Knight Stuffing III

Number the chessboard as shown above. To make it easier to see how knights can attack each other, we're going to break the diagram apart so that squares that can attack each other are connected. (In more technical terms, make a graph diagram with nodes representing each of the spaces and edges connecting where knights can make a move.)

If the two knights threaten each other, they will be two connected numbers on the chart shown. Since the entirety of the graph is connected, if every space was filled such that there are equal number of black and white knights there would be no way for them to avoid threatening each other. Therefore at least some of the spaces must be empty.

Because we want to place a maximum number of knights, we want to place as few "empty spaces" as possible so the knights can be filled in without threatening each other (that is, without being connected by a line). After all the empty spaces are placed we then want all the remaining spaces to be completely filled with knights. Since we can't have opposite colors attacking each other, any connected spaces filled with knights must all be the same color.

An "empty space" will no longer be used on the graph, so all connections to a number that is empty can be removed. (In graph theory terms, we are deleting the node.) Removing spaces can cause the graph to split into "subgraphs" that aren't connected; because they aren't connected, their colors can be different. For example, the graph below shows 6 of the original spaces removed, leaving a subgraph of size 2 (2-11) and a subgraph of size 8 (1-3-6-7-10-12-15-16).

Since the black and white knights must be of equal number, we must remove an even number of spaces (in the graph, nodes). Let's start by trying trying the fewest removals possible: suppose we deleted only 2 nodes. Unfortunately, the only way to do this and break the diagram into subgraphs is by deleting either the pair 6-11 or the pair 7-10. (The former is shown below.)

In both cases we have subgraphs of size 1. 1. and 12. Since each subgraph can only be filled with all of a particular color, there is no way to meet the condition that black and white knights must be of equal number.
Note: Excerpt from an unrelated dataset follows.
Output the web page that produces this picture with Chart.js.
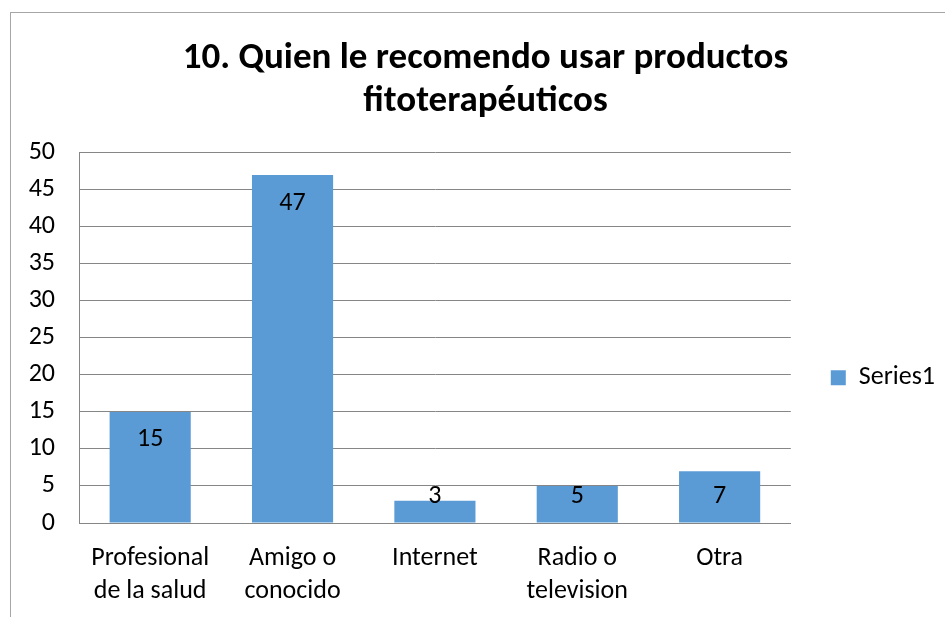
<!DOCTYPE html>
<html>
<head>
<meta charset="utf-8">
<script src="https://cdn.jsdelivr.net/npm/chart.js@4"></script>
<style>
  body { margin: 0; background: #fff; }
  #wrap { width: 945px; height: 617px; }
</style>
</head>
<body>
<div id="wrap"><canvas id="RecomendoPlot"></canvas></div>
<script>
const categories = [['Profesional', 'de la salud'], ['Amigo o', 'conocido'], 'Internet', ['Radio o', 'television'], 'Otra']
const series1 = [15, 47, 3, 5, 7]
const titleLines = ['10. Quien le recomendo usar productos', 'fitoterapéuticos']

const FONT = "Carlito, Lato, 'Liberation Sans', sans-serif"

// marco del grafico (sale fuera de la imagen por la derecha y abajo)
const framePlugin = {
    id: 'frame',
    beforeDraw(chart) {
        const ctx = chart.ctx
        ctx.save()
        ctx.strokeStyle = '#a6a6a6'
        ctx.lineWidth = 1
        ctx.strokeRect(10.5, 12.5, 1200, 1200)
        ctx.restore()
    }
}

// etiquetas de valor dentro de la barra, como en Excel
const valueLabels = {
    id: 'valueLabels',
    afterDatasetsDraw(chart) {
        const ctx = chart.ctx
        const meta = chart.getDatasetMeta(0)
        ctx.save()
        ctx.font = '26px ' + FONT
        ctx.fillStyle = '#000'
        ctx.textAlign = 'center'
        ctx.textBaseline = 'middle'
        meta.data.forEach((bar, i) => {
            const y = Math.min(bar.y + 28, bar.base - 26)
            ctx.fillText(series1[i], bar.x, y)
        })
        ctx.restore()
    }
}

new Chart(document.getElementById('RecomendoPlot'), {
    type: 'bar',
    data: {
        labels: categories,
        datasets: [{
            label: 'Series1',
            data: series1,
            backgroundColor: '#5b9bd5',
            borderWidth: 0,
            categoryPercentage: 1,
            barPercentage: 0.57
        }]
    },
    options: {
        responsive: true,
        maintainAspectRatio: false,
        animation: false,
        layout: { padding: { left: 26, right: 0, top: 0, bottom: 0 } },
        plugins: {
            title: {
                display: true,
                text: titleLines,
                color: '#000',
                font: { family: FONT, size: 37, weight: 'bold', lineHeight: 1.16 },
                padding: { top: 37, bottom: 30 }
            },
            legend: {
                position: 'right',
                // titulo vacio, solo para bajar la leyenda como en el original
                title: {
                    display: true,
                    text: '',
                    font: { size: 12 },
                    padding: { top: 124, bottom: 0 }
                },
                labels: {
                    color: '#000',
                    font: { family: FONT, size: 26 },
                    boxWidth: 15,
                    boxHeight: 15,
                    padding: 10
                }
            },
            tooltip: { enabled: false }
        },
        scales: {
            x: {
                afterFit(scale) { scale.height = 94 },
                grid: { display: false, drawTicks: false },
                border: { color: '#868686' },
                ticks: {
                    color: '#000',
                    font: { family: FONT, size: 26, lineHeight: 1.27 },
                    padding: 19,
                    maxRotation: 0
                }
            },
            y: {
                min: 0,
                max: 50,
                afterFit(scale) { scale.width = 53 },
                ticks: {
                    stepSize: 5,
                    color: '#000',
                    font: { family: FONT, size: 26 },
                    padding: 24
                },
                grid: { color: '#868686', drawTicks: false },
                border: { color: '#868686' }
            },
            // eje vacio: solo deja hueco entre el grafico y la leyenda
            gap: {
                type: 'linear',
                position: 'right',
                afterFit(scale) { scale.width = 30 },
                ticks: { display: false },
                grid: { display: false, drawTicks: false },
                border: { display: false }
            }
        }
    },
    plugins: [framePlugin, valueLabels]
})
</script>
</body>
</html>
Therefore it is impossible to solve the problem by deleting only 2 nodes.

There are multiple ways to solve the problem by deleting 4 nodes. For example, deleting 2, 3, 14, and 15 leaves subgraphs both of size 6, so there can be an equal number of white and black knights. Going back to the original numbering on the board, a possible knight configuration is shown here:

Therefore the maximum number of knights possible is $16 - 4 = 12 .$

The tiling below shows the placement of 6 black knights. The grey tiles represent the tiles that these knights threaten or would be threatened by. The white knights can be placed in the remaining 6 tiles.